TASK PROMPT =
Your answer should be a single number: the count of lines in the material below that hold "matplotlib".

SUPPLIED DATA =
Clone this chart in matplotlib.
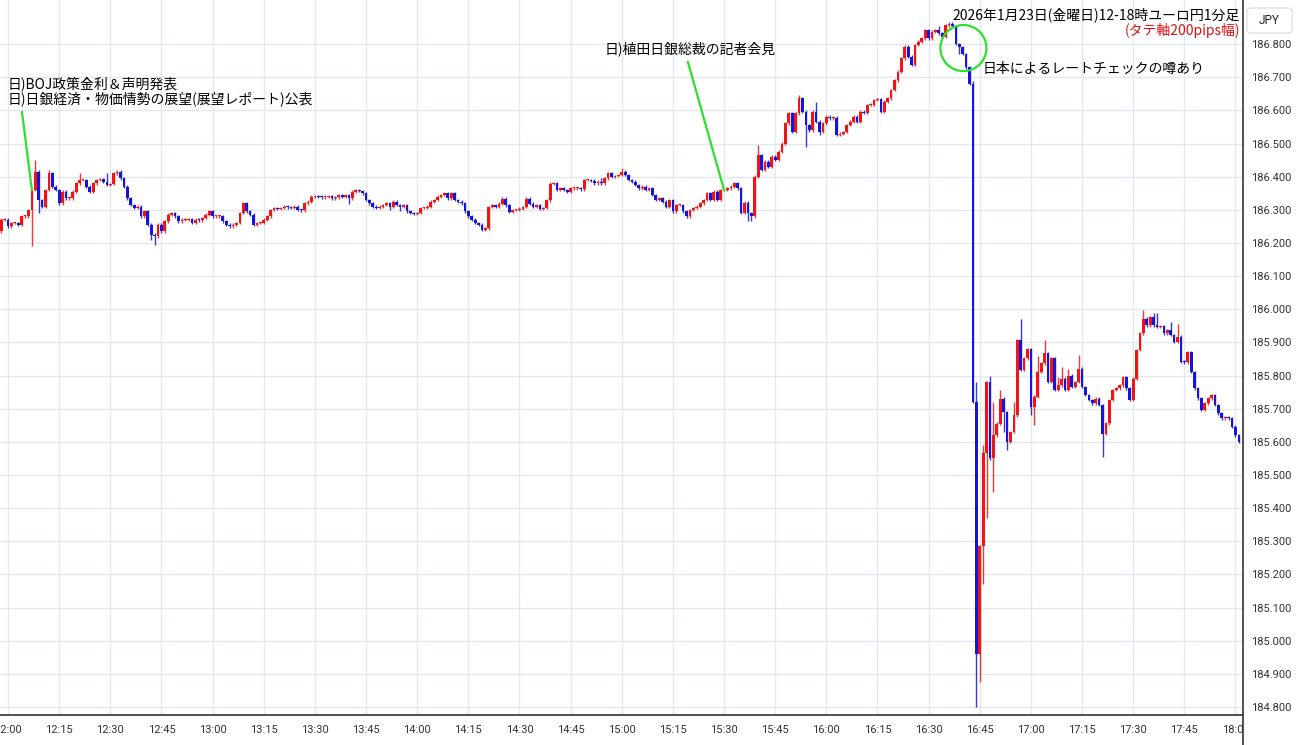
import matplotlib.pyplot as plt
from matplotlib.patches import Ellipse, Rectangle, FancyBboxPatch
from matplotlib.lines import Line2D

plt.rcParams['font.family'] = ['Noto Sans CJK JP', 'DejaVu Sans']

# ユーロ円 1分足 終値 (11:58 ~ 18:01)
first_open = 186.235
close_pre = [186.27, 186.27]
close_12 = [186.25, 186.26, 186.26, 186.255, 186.28, 186.28, 186.30, 186.36, 186.415, 186.33,
            186.31, 186.36, 186.41, 186.37, 186.36, 186.32, 186.355, 186.335, 186.335, 186.355,
            186.38, 186.39, 186.39, 186.37, 186.355, 186.38, 186.39, 186.392, 186.385, 186.375,
            186.378, 186.41, 186.415, 186.395, 186.37, 186.335, 186.315, 186.305, 186.31, 186.28,
            186.295, 186.255, 186.225, 186.22, 186.255, 186.235, 186.265, 186.285, 186.29, 186.28,
            186.265, 186.27, 186.27, 186.272, 186.26, 186.27, 186.268, 186.275, 186.285, 186.295]
close_13 = [186.28, 186.28, 186.28, 186.265, 186.255, 186.25, 186.255, 186.26, 186.29, 186.32,
            186.295, 186.285, 186.255, 186.26, 186.26, 186.27, 186.28, 186.30, 186.305, 186.303,
            186.305, 186.31, 186.308, 186.305, 186.31, 186.30, 186.298, 186.32, 186.325, 186.34,
            186.341, 186.34, 186.338, 186.34, 186.342, 186.335, 186.338, 186.345, 186.34, 186.345,
            186.335, 186.355, 186.36, 186.357, 186.35, 186.33, 186.32, 186.31, 186.305, 186.31,
            186.315, 186.32, 186.31, 186.325, 186.315, 186.31, 186.315, 186.295, 186.29, 186.288]
close_14 = [186.29, 186.305, 186.305, 186.31, 186.325, 186.33, 186.34, 186.345, 186.35, 186.335,
            186.35, 186.33, 186.325, 186.32, 186.295, 186.28, 186.27, 186.26, 186.255, 186.24,
            186.244, 186.309, 186.314, 186.309, 186.319, 186.334, 186.314, 186.294, 186.299, 186.299,
            186.304, 186.309, 186.334, 186.319, 186.309, 186.314, 186.304, 186.305, 186.329, 186.379,
            186.381, 186.36, 186.365, 186.36, 186.355, 186.365, 186.365, 186.366, 186.362, 186.39,
            186.39, 186.388, 186.38, 186.385, 186.38, 186.395, 186.41, 186.40, 186.402, 186.405]
close_15 = [186.415, 186.405, 186.39, 186.385, 186.375, 186.365, 186.37, 186.36, 186.365, 186.345,
            186.33, 186.335, 186.325, 186.31, 186.33, 186.295, 186.315, 186.315, 186.295, 186.28,
            186.30, 186.305, 186.31, 186.32, 186.33, 186.35, 186.33, 186.355, 186.33, 186.36,
            186.36, 186.365, 186.37, 186.38, 186.365, 186.29, 186.322, 186.29, 186.28, 186.40,
            186.465, 186.42, 186.445, 186.43, 186.46, 186.45, 186.475, 186.50, 186.561, 186.591,
            186.536, 186.591, 186.636, 186.596, 186.556, 186.54, 186.596, 186.566, 186.536, 186.561]
close_16 = [186.581, 186.576, 186.578, 186.527, 186.53, 186.535, 186.556, 186.566, 186.581, 186.565,
            186.596, 186.592, 186.616, 186.617, 186.631, 186.633, 186.595, 186.626, 186.636, 186.661,
            186.691, 186.717, 186.757, 186.792, 186.762, 186.737, 186.797, 186.807, 186.817, 186.842,
            186.817, 186.837, 186.842, 186.832, 186.822, 186.857, 186.862, 186.855, 186.80, 186.79,
            186.77, 186.73, 186.68, 185.72, 184.96, 185.285, 185.566, 185.78, 185.55, 185.62,
            185.655, 185.73, 185.69, 185.60, 185.63, 185.68, 185.907, 185.817, 185.852, 185.88]
close_17 = [185.706, 185.736, 185.811, 185.837, 185.867, 185.781, 185.852, 185.756, 185.771, 185.791,
            185.756, 185.80, 185.766, 185.781, 185.821, 185.766, 185.741, 185.726, 185.716, 185.73,
            185.711, 185.625, 185.656, 185.726, 185.756, 185.761, 185.771, 185.796, 185.761, 185.726,
            185.791, 185.877, 185.927, 185.972, 185.952, 185.977, 185.952, 185.947, 185.95, 185.927,
            185.937, 185.922, 185.902, 185.917, 185.842, 185.84, 185.87, 185.811, 185.761, 185.731,
            185.696, 185.716, 185.731, 185.741, 185.711, 185.686, 185.671, 185.675, 185.671, 185.646]
close_18 = [185.62, 185.60]

# 目立つヒゲ (分: 値)
wick_high = {8: 186.45, 12: 186.42, 21: 186.41, 29: 186.41, 33: 186.42, 174: 186.395, 180: 186.425,
             220: 186.495, 232: 186.645, 237: 186.626, 273: 186.855, 283: 186.69, 284: 185.78,
             286: 185.59, 288: 185.80, 289: 185.72, 291: 185.755, 295: 185.72, 297: 185.97,
             302: 185.86, 304: 185.907, 308: 185.795, 309: 185.826, 311: 185.82, 314: 185.862,
             333: 185.997, 336: 185.99, 337: 185.99, 341: 185.962, 343: 185.957}
wick_low = {7: 186.19, 9: 186.29, 42: 186.21, 43: 186.195, 100: 186.318, 112: 186.30, 115: 186.295,
            199: 186.275, 217: 186.265, 218: 186.265, 234: 186.49, 238: 186.525, 279: 186.77,
            284: 184.80, 285: 184.875, 286: 185.17, 287: 185.37, 289: 185.45, 292: 185.63,
            293: 185.575, 300: 185.68, 301: 185.65, 321: 185.555}

time_labels = ["12:00", "12:15", "12:30", "12:45", "13:00", "13:15", "13:30", "13:45", "14:00",
               "14:15", "14:30", "14:45", "15:00", "15:15", "15:30", "15:45", "16:00", "16:15",
               "16:30", "16:45", "17:00", "17:15", "17:30", "17:45", "18:00"]
price_ticks = [184.8, 184.9, 185.0, 185.1, 185.2, 185.3, 185.4, 185.5, 185.6, 185.7,
               185.8, 185.9, 186.0, 186.1, 186.2, 186.3, 186.4, 186.5, 186.6, 186.7, 186.8]

closes = close_pre + close_12 + close_13 + close_14 + close_15 + close_16 + close_17 + close_18
minutes = list(range(-2, -2 + len(closes)))
opens = [first_open] + closes[:-1]

RED = '#f01414'
BLUE = '#1414dc'
GREEN = '#2ee02e'

fig = plt.figure(figsize=(13, 7.45), dpi=100)
W, H = 1300, 745
ax = fig.add_axes([0, 1 - 715 / H, 1243 / W, 715 / H])

pad = 0.004
for t, o, c in zip(minutes, opens, closes):
    col = RED if c >= o else BLUE
    top, bot = max(o, c), min(o, c)
    hi = wick_high.get(t, top + pad)
    lo = wick_low.get(t, bot - pad)
    ax.vlines(t, lo, hi, color=col, lw=1, alpha=0.85, zorder=3)
    ax.bar(t, max(top - bot, 0.003), bottom=bot, width=0.8, color=col, lw=0, zorder=4)

ax.set_xlim(-2.35, 362.2)
ax.set_ylim(184.776, 186.933)
ax.set_xticks([15 * i for i in range(len(time_labels))])
ax.set_xticklabels(time_labels, fontsize=8, family='Roboto', color='#333333')
ax.yaxis.tick_right()
ax.set_yticks(price_ticks)
ax.set_yticklabels(['%.3f' % p for p in price_ticks], fontsize=8, family='Roboto', color='#333333')
ax.tick_params(axis='both', length=0)
ax.tick_params(axis='x', pad=7)
ax.tick_params(axis='y', pad=6)
ax.grid(True, color='#e3e8ef', lw=1, zorder=0)
for s in ['left', 'top', 'right']:
    ax.spines[s].set_visible(False)
ax.spines['bottom'].set_color('#333333')
ax.spines['bottom'].set_linewidth(1.2)

# 右側の価格欄 (18:00ラベルを隠す)
fig.add_artist(Rectangle((1243.5 / W, 0), (W - 1243.5) / W, 28 / H, transform=fig.transFigure,
                         facecolor='white', edgecolor='none', zorder=5))
fig.add_artist(Line2D([1243 / W, 1243 / W], [0, 1], transform=fig.transFigure,
                      color='#333333', lw=1.2, zorder=6))
fig.add_artist(FancyBboxPatch((1247 / W, 1 - 33 / H), 45 / W, 25 / H, transform=fig.transFigure,
                              boxstyle='round,pad=0,rounding_size=0.004', facecolor='white',
                              edgecolor='#e0e0e0', lw=1, zorder=6))
fig.text(1269 / W, 1 - 20 / H, 'JPY', ha='center', va='center', fontsize=8.5, family='Roboto',
         color='#222222', zorder=7)

# 注記
ax.plot([4.1, 7], [186.595, closes[minutes.index(7)]], color=GREEN, lw=1.6, zorder=6)
ax.plot([199.4, 210], [186.746, closes[minutes.index(210)]], color=GREEN, lw=1.6, zorder=6)
ax.add_patch(Ellipse((280.2, 186.788), 13.5, 0.139, fill=False, edgecolor=GREEN, lw=1.6, zorder=6))

fig.text(8 / W, 1 - 84 / H, '日)BOJ政策金利＆声明発表', fontsize=10, va='center', ha='left')
fig.text(8 / W, 1 - 99 / H, '日)日銀経済・物価情勢の展望(展望レポート)公表', fontsize=10, va='center', ha='left')
fig.text(605 / W, 1 - 49 / H, '日)植田日銀総裁の記者会見', fontsize=10, va='center', ha='left')
fig.text(983 / W, 1 - 69 / H, '日本によるレートチェックの噂あり', fontsize=10, va='center', ha='left')
fig.text(1240 / W, 1 - 15 / H, '2026年1月23日(金曜日)12-18時ユーロ円1分足', fontsize=10,
         va='center', ha='right')
fig.text(1240 / W, 1 - 31 / H, '(タテ軸200pips幅)', fontsize=10, va='center', ha='right',
         color='#e01010')

fig.savefig('out.png', dpi=100)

FINISHED EXERCISE =
4